• **Stated exercise**:
Print, exactly and with both ends included, the lines below that run from the one containing "Give me the" to the one containing "import * as". Pictures are omitted.

[Source records]
╔══
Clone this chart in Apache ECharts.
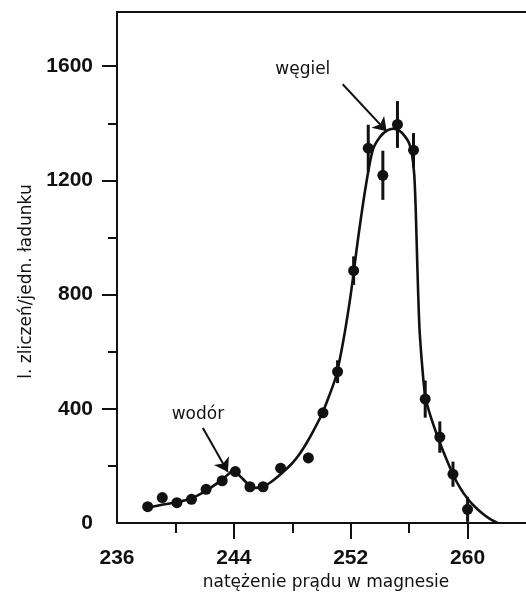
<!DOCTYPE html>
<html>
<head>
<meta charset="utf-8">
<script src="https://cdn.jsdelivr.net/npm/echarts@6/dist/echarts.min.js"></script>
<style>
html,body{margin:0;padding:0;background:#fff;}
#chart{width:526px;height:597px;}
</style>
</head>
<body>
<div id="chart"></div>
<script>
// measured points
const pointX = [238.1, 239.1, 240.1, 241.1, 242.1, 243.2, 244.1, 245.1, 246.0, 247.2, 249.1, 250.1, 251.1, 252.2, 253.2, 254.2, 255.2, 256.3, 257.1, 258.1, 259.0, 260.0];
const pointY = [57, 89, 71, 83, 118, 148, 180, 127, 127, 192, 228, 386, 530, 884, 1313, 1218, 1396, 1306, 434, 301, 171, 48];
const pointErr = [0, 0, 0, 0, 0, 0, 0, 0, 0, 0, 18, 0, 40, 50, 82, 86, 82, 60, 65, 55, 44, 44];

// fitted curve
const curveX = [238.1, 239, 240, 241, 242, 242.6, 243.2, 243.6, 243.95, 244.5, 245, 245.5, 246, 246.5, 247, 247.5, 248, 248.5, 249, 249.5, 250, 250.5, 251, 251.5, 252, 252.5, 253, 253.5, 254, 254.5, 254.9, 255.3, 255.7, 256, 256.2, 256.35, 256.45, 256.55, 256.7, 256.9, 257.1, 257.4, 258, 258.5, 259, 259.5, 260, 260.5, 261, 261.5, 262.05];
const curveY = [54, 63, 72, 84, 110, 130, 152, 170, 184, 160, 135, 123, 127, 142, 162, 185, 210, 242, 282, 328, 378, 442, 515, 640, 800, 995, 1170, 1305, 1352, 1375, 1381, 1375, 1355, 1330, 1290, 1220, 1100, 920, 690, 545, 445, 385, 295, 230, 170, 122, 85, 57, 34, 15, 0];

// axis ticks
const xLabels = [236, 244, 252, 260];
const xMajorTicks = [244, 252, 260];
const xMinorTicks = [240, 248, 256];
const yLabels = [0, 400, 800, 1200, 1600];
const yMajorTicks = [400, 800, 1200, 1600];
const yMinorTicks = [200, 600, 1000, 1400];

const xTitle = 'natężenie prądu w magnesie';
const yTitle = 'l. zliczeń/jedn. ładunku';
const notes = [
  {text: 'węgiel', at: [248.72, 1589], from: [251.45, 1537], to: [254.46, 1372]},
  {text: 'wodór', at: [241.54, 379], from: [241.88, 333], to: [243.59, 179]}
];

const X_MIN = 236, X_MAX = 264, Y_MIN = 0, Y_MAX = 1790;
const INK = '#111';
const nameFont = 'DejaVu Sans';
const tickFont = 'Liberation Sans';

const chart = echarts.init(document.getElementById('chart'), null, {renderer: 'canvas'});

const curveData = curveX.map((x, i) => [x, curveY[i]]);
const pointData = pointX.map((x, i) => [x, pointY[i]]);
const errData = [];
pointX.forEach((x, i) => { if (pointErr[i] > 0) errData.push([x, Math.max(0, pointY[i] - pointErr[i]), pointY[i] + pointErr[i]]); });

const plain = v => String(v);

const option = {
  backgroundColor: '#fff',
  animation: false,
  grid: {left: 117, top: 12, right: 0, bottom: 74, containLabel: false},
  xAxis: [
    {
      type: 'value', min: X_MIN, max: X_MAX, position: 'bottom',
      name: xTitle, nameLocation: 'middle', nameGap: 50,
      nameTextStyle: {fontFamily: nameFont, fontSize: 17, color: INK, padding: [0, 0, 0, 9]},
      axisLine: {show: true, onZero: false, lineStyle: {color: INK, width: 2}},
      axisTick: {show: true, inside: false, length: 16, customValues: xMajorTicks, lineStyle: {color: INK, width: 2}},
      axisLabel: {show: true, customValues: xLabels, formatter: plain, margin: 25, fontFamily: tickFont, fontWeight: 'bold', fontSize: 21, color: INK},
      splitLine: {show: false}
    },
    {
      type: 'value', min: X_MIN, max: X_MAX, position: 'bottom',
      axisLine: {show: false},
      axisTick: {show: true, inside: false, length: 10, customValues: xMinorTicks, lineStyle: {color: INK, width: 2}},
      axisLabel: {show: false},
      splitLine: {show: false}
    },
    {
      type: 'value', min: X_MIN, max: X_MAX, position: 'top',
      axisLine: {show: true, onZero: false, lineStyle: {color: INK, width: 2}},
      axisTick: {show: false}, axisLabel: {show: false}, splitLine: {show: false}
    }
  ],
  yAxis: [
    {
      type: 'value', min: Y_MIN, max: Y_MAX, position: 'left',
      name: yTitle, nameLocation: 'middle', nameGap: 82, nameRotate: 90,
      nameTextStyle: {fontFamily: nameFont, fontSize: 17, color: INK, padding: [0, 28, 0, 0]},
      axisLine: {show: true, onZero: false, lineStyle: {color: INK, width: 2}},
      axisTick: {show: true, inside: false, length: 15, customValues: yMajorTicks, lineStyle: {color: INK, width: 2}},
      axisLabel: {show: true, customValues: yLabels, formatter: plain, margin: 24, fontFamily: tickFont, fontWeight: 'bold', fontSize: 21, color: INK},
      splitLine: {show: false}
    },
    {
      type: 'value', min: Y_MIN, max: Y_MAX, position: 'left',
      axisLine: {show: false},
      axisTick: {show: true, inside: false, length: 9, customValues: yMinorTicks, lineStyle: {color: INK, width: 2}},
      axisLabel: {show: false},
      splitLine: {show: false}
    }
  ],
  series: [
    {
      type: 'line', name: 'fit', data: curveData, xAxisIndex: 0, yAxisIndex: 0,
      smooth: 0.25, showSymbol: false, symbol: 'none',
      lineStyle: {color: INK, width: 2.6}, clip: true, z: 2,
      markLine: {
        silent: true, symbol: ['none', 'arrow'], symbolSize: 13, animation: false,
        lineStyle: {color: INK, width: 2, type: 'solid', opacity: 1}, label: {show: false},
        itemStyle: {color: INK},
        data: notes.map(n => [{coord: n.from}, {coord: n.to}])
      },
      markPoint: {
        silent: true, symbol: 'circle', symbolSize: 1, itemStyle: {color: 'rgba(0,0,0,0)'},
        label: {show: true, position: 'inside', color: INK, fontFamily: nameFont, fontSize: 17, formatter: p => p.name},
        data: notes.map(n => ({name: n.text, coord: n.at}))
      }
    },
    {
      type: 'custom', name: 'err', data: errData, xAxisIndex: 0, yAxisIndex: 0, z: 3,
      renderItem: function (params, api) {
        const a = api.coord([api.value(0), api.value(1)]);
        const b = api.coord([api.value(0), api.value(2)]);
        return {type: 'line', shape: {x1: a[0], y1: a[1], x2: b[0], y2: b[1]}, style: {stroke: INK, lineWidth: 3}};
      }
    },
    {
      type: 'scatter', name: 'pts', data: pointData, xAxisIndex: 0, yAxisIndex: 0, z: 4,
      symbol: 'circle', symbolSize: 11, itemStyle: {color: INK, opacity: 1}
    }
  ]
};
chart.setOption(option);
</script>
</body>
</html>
╚══
╔══
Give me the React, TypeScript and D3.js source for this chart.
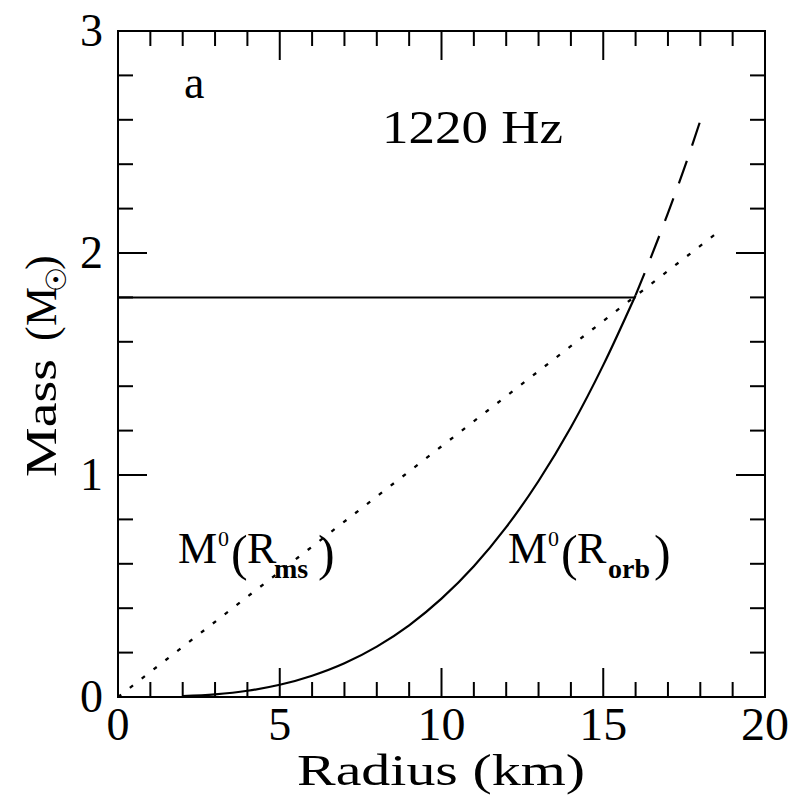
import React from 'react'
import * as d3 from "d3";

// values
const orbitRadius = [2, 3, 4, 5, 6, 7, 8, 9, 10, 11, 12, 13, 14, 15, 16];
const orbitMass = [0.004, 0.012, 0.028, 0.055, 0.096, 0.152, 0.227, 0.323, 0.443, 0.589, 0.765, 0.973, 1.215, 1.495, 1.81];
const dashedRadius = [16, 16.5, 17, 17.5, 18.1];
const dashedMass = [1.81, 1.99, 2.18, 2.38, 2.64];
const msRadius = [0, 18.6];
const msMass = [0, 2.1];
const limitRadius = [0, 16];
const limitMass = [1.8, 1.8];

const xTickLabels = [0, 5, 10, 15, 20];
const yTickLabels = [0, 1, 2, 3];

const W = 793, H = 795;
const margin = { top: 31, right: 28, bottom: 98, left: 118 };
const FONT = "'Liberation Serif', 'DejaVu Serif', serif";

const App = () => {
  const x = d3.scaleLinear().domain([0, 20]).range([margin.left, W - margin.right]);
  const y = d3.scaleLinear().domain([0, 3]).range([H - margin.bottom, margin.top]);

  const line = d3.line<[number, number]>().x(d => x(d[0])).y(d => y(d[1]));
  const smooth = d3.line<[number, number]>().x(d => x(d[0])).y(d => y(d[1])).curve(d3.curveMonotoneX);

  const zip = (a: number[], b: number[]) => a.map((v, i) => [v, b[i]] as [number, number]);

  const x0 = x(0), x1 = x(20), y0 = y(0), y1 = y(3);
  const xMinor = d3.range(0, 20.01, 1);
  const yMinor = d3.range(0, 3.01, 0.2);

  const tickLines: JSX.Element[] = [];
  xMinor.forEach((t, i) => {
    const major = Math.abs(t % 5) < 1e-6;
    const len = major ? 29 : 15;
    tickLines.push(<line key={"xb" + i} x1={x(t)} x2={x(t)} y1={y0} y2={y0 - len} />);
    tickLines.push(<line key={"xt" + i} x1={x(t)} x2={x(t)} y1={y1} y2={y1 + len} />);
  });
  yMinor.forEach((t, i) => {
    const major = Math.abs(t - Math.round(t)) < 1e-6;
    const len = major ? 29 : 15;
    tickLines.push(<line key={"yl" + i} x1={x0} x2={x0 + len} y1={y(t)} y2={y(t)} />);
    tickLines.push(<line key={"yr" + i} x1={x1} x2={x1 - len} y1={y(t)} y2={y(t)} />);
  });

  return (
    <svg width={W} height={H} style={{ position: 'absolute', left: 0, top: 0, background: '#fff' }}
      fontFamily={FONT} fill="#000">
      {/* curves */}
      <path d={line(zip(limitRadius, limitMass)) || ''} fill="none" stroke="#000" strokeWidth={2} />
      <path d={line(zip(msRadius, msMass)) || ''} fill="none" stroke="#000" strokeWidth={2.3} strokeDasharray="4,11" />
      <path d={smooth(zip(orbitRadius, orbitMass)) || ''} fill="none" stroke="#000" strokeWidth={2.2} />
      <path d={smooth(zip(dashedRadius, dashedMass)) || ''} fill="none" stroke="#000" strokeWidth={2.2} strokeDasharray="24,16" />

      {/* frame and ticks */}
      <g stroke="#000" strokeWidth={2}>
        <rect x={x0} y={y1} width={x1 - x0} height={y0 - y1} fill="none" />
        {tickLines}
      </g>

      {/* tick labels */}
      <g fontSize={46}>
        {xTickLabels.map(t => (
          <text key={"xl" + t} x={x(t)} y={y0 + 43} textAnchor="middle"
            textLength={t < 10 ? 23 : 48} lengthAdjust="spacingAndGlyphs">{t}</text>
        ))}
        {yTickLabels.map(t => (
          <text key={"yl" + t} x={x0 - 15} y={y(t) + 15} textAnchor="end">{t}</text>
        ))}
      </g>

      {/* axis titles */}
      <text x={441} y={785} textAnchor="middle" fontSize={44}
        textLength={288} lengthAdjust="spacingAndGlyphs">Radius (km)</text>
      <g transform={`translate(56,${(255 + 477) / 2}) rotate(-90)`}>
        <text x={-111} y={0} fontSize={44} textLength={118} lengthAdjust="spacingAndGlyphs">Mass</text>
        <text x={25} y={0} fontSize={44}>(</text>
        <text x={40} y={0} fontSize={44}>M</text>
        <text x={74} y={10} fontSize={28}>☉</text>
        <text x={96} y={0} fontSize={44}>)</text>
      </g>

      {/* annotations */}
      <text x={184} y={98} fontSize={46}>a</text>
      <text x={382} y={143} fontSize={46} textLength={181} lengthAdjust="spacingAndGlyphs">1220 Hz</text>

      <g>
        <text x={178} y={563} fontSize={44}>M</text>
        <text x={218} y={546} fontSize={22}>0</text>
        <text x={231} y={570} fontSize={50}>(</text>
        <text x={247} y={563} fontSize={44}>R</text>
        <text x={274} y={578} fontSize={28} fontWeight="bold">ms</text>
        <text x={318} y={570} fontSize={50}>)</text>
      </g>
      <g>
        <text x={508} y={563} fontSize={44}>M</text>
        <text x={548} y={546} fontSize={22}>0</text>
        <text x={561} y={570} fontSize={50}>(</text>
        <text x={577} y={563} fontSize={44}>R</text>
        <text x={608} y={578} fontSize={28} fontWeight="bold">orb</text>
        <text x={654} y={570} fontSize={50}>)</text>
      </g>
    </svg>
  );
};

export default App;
╚══
• **Exercise response**:
Give me the React, TypeScript and D3.js source for this chart.
import React from 'react'
import * as d3 from "d3";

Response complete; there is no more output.